Owen Yang

On reflection, the word ‘reverse causation’ is slightly misleading. It does sound a little like time travelling: changing the past to reverse what has been done.

Reverse causation is a relative term

When we say reverse causation we usually mean that the cause and effect is opposite to what is initially thought or hypothesised. It is most commonly seen in a cross-sectional study or an observational study. When we find older individuals who participate in social groups are less likely to have dementia, we might get excited and say participation in social groups prevents future dementia. At this point we need to calm down and realise that it could also be those who have dementia do not participate social groups.

So the cause and effect can reverse to either direction; hence ‘reverse causation.’ If you can explain clearly, it is probably wise not to use the word ‘reverse causation.’

Can future reversely cause the past?

In a prospective study where participating in social group occurs before dementia, say 10 years before, we need not to be naive, and should not conclude that causation cannot be interpreted reversely in time. In this example, dementia is a long process. We gradually lose our memory and cognitive function, and would only be diagnosed to have dementia when our cognitive function declines below an arbitrary criteria, and when we have a chance and reason to see a doctor to get diagnosed. Therefore, process of dementia may have already started unnoticed at the time when social group participation is assessed in that prospective study.

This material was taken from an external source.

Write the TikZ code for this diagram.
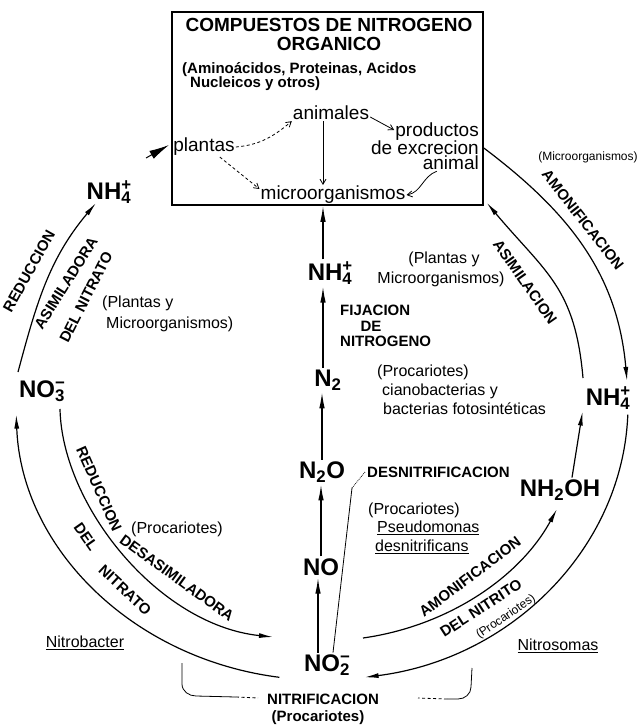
\documentclass[tikz,border=0pt]{standalone}
\usepackage{fontspec}
\setmainfont{Liberation Sans}
\usetikzlibrary{arrows.meta}
\begin{document}
\begin{tikzpicture}[x=1pt,y=1pt,
  chemtxt/.style={font=\bfseries\fontsize{24}{26}\selectfont, inner sep=2pt},
  captxt/.style={font=\bfseries\fontsize{15}{17}\selectfont, inner sep=0pt},
  lbltxt/.style={font=\fontsize{16}{18}\selectfont, inner sep=0pt},
  smalltxt/.style={font=\fontsize{12}{14}\selectfont, inner sep=0pt},
  boxtxt/.style={font=\fontsize{19}{21}\selectfont, inner sep=1pt},
  titletxt/.style={font=\bfseries\fontsize{19}{21}\selectfont, inner sep=0pt},
  subtxt/.style={font=\bfseries\fontsize{15}{17}\selectfont, inner sep=0pt},
  cyc/.style={line width=1.2pt},
  tipped/.style={-{Latex[length=14pt,width=5pt]}},
  vert/.style={line width=1.3pt, -{Latex[length=16pt,width=5.5pt]}},
  boxarr/.style={line width=0.8pt, -{Straight Barb[length=5pt,width=6pt]}},
  dsh/.style={dash pattern=on 3pt off 2.5pt},
  brk/.style={line width=0.8pt}
]
\useasboundingbox (0,0) rectangle (642,-728);

% ---------- box ----------
\node[draw, line width=1.6pt, minimum width=311pt, minimum height=193pt, inner sep=0pt] (box) at (327.5,-108.5) {};
\node[titletxt] (t1) at (329,-25) {COMPUESTOS DE NITROGENO};
\node[titletxt] (t2) at (329,-44) {ORGANICO};
\node[subtxt, anchor=west] (t3) at (182,-70) {(Aminoácidos, Proteinas, Acidos};
\node[subtxt, anchor=west] (t4) at (190,-84) {Nucleicos y otros)};
\node[boxtxt] (anim) at (331,-113) {animales};
\node[boxtxt] (plan) at (204,-147) {plantas};
\node[boxtxt, anchor=east] (pr1) at (480,-132) {productos};
\node[boxtxt, anchor=east] (pr2) at (480,-148) {de excrecion};
\node[boxtxt, anchor=east] (pr3) at (480,-163) {animal};
\node[boxtxt] (micro) at (333,-195) {microorganismos};

\draw[boxarr, dsh] (plan.east) to[out=5,in=-140] (anim.south west);
\draw[boxarr] ([xshift=-8pt]anim.south) -- ([xshift=-10pt]micro.north);
\draw[boxarr] ([yshift=-4pt]anim.east) -- ([yshift=2pt]pr1.west);
\draw[boxarr, dsh] ([xshift=-16pt]plan.south east) -- ([yshift=6pt]micro.west);
\draw[boxarr] ([xshift=-14pt]pr3.south) to[out=-160,in=10] (micro.east);

% ---------- chemical species ----------
\node[chemtxt] (nh4l) at (109,-192) {NH\rlap{\textsuperscript{+}}\textsubscript{4}};
\node[chemtxt] (no3) at (42,-391) {NO\rlap{\textsuperscript{−}}\textsubscript{3}};
\node[chemtxt] (nh4c) at (330,-273) {NH\rlap{\textsuperscript{+}}\textsubscript{4}};
\node[chemtxt] (n2) at (328,-380) {N\textsubscript{2}};
\node[chemtxt] (n2o) at (322,-472) {N\textsubscript{2}O};
\node[chemtxt] (no) at (321,-567) {NO};
\node[chemtxt] (no2) at (327,-665) {NO\rlap{\textsuperscript{−}}\textsubscript{2}};
\node[chemtxt] (nh4r) at (608,-398) {NH\rlap{\textsuperscript{+}}\textsubscript{4}};
\node[chemtxt] (nh2oh) at (560,-490) {NH\textsubscript{2}OH};

% ---------- vertical chain ----------
\draw[vert] ([xshift=-7pt]nh4c.north) -- ([xshift=-4.5pt]box.south);
\draw[vert] ([xshift=-5pt]n2.north) -- ([xshift=-7pt]nh4c.south);
\draw[vert] (n2o.north) -- ([xshift=-6pt]n2.south);
\draw[vert] (no.north) -- ([xshift=-1pt]n2o.south);
\draw[vert] ([xshift=-9pt]no2.north) -- ([xshift=-3pt]no.south);

% ---------- labels centre ----------
\node[lbltxt] (cpl1) at (444,-259) {(Plantas y};
\node[lbltxt] (cpl2) at (441,-279) {Microorganismos)};
\node[captxt, anchor=west] (fij1) at (340,-310) {FIJACION};
\node[captxt] (fij2) at (371,-326) {DE};
\node[captxt, anchor=west] (fij3) at (340,-341) {NITROGENO};
\node[lbltxt, anchor=west] (pc1) at (377,-372) {(Procariotes)};
\node[lbltxt, anchor=west] (pc2) at (382,-391) {cianobacterias y};
\node[lbltxt, anchor=west] (pc3) at (383,-409) {bacterias fotosintéticas};
\node[captxt, anchor=west] (desn) at (367,-472) {DESNITRIFICACION};
\node[lbltxt, anchor=west] (ps1) at (368,-510) {(Procariotes)};
\node[lbltxt, anchor=west] (ps2) at (377,-528) {\underline{Pseudomonas}};
\node[lbltxt, anchor=west] (ps3) at (375,-547) {\underline{desnitrificans}};

\coordinate (dz) at (352,-488);
\draw[line width=0.8pt] ([xshift=6pt]no2.north) -- (dz);
\draw[line width=0.8pt, densely dotted] (dz) -- ([xshift=-2pt]desn.west);

% ---------- cycle arcs ----------
\coordinate (a1s) at (627.8,-414.6); \coordinate (a1e) at (364.6,-677.3);
\draw[cyc, tipped] (a1s) .. controls (622.6,-548.0) and (511.6,-658.7) .. (a1e);
\coordinate (a2s) at (279.4,-677.3); \coordinate (a2e) at (16.2,-414.6);
\draw[cyc, tipped] (a2s) .. controls (132.4,-658.7) and (21.4,-548.0) .. (a2e);
\coordinate (a3s) at (60,-409); \coordinate (a3e) at (273,-637);
\draw[cyc, tipped] (a3s) .. controls (62,-505) and (158,-625) .. (a3e);
\coordinate (a4s) at (363,-638); \coordinate (a4e) at (557,-509);
\draw[cyc, tipped] (a4s) .. controls (447.1,-626.1) and (519.5,-578.0) .. (a4e);
\coordinate (a5s) at (18,-372); \coordinate (a5e) at (96,-203);
\draw[cyc, tipped] (a5s) to[out=75,in=230] (a5e);
\coordinate (a6s) at (583,-378);
\draw[cyc, tipped] (a6s) to[out=95,in=-50,looseness=1.17] ([shift={(3pt,3pt)}]box.south east);
\coordinate (a7e) at (627,-381);
\draw[cyc, tipped] (box.east |- pr2.east) to[out=-37,in=95] (a7e);
\draw[cyc, tipped] ([xshift=12pt]nh2oh.north) -- ([xshift=-1pt]nh4r.south west);
\coordinate (w0) at (146,-158); \coordinate (wt) at (169,-145);
\draw[line width=1pt, -{Latex[length=20pt,width=9pt]}] (w0) -- (wt);

% ---------- arc labels ----------
\node[captxt, rotate=61] (la1) at (29,-271) {REDUCCION};
\node[captxt, rotate=58] (la2) at (66,-283) {ASIMILADORA};
\node[captxt, rotate=63] (la3) at (86,-297) {DEL NITRATO};
\node[lbltxt, anchor=west] (lpl1) at (102,-303) {(Plantas y};
\node[lbltxt, anchor=west] (lpl2) at (106,-324) {Microorganismos)};

\node[captxt, rotate=-66] (lb1) at (99,-489) {REDUCCION};
\node[captxt, rotate=-36] (lb2) at (177,-578) {DESASIMILADORA};
\node[captxt, rotate=-55] (lb3) at (86,-537) {DEL};
\node[captxt, rotate=-43] (lb4) at (125,-590) {NITRATO};
\node[lbltxt] (lb5) at (177,-529) {(Procariotes)};

\node[captxt, rotate=37] (rb1) at (470,-577) {AMONIFICACION};
\node[captxt, rotate=33] (rb2) at (481,-608) {DEL NITRITO};
\node[smalltxt, rotate=34] (rb3) at (506,-617) {(Procariotes)};

\node[captxt, rotate=-55] (ru1) at (525,-282) {ASIMILACION};
\node[captxt, rotate=-52] (ru2) at (583,-220) {AMONIFICACION};
\node[smalltxt] (ru3) at (588,-157) {(Microorganismos)};

% ---------- bottom ----------
\node[lbltxt] (nbac) at (85,-643) {\underline{Nitrobacter}};
\node[lbltxt] (nsom) at (558,-646) {\underline{Nitrosomas}};
\node[captxt] (nitri) at (323,-699) {NITRIFICACION};
\node[captxt] (nproc) at (318,-718) {(Procariotes)};
\draw[brk] (182,-663) -- (182,-684) to[out=-90,in=180] (196,-696) -- (236,-697);
\draw[brk, dsh] (236,-697) -- (258,-698);
\draw[brk] (472,-668) -- (471,-687) to[out=-90,in=0] (458,-699) -- (447,-699);
\draw[brk, dsh] (447,-699) -- (418,-698);
\end{tikzpicture}
\end{document}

A lot of time we need to be careful when speaking to a pure theorists, say someone specialised in out-of-context causal methods. When taken by the face value, dementia that occurs after social group participation cannot cause social group participation. However, it is important to know that we are not speaking in pedantic logic languages, and this needs both parties to understand that there is a clinical question to be answered.

Reverse causation is essentially a confounding issue

So what happens here are two issues to be clarified. First, when we say reverse causation, is actually confounding. The fundamental form of confounding in a cohort study, or a prospective study, is that there is a confounder (or confounding factor) that is highly correlated with both our exposure and outcome. Without appropriately taking the confounder into account, we erroneously attribute outcomes to an exposure, whilst it was the confounder that caused the outcomes.

The second issue is that cognitive function at baseline and cognitive function in the future can be seen as two, and should not always be confused as one. It is the cognitive function at the baseline that is the potential confounding factor that, without being taken into account, may let us erroneously attribute future cognitive function to social group participation at baseline. Here you can see there are actually three factors here: social group participation, cognitive function at baseline, and cognitive function in the future.

Here we have it. So reverse causation is a relative term depending on what our hypothesis of the causal direction.

What do you think that we can do to avoid incorrect interpretation of results due to reverse causation? This is perhaps for another article to discuss, but let me know what you have done previously or what you can think of.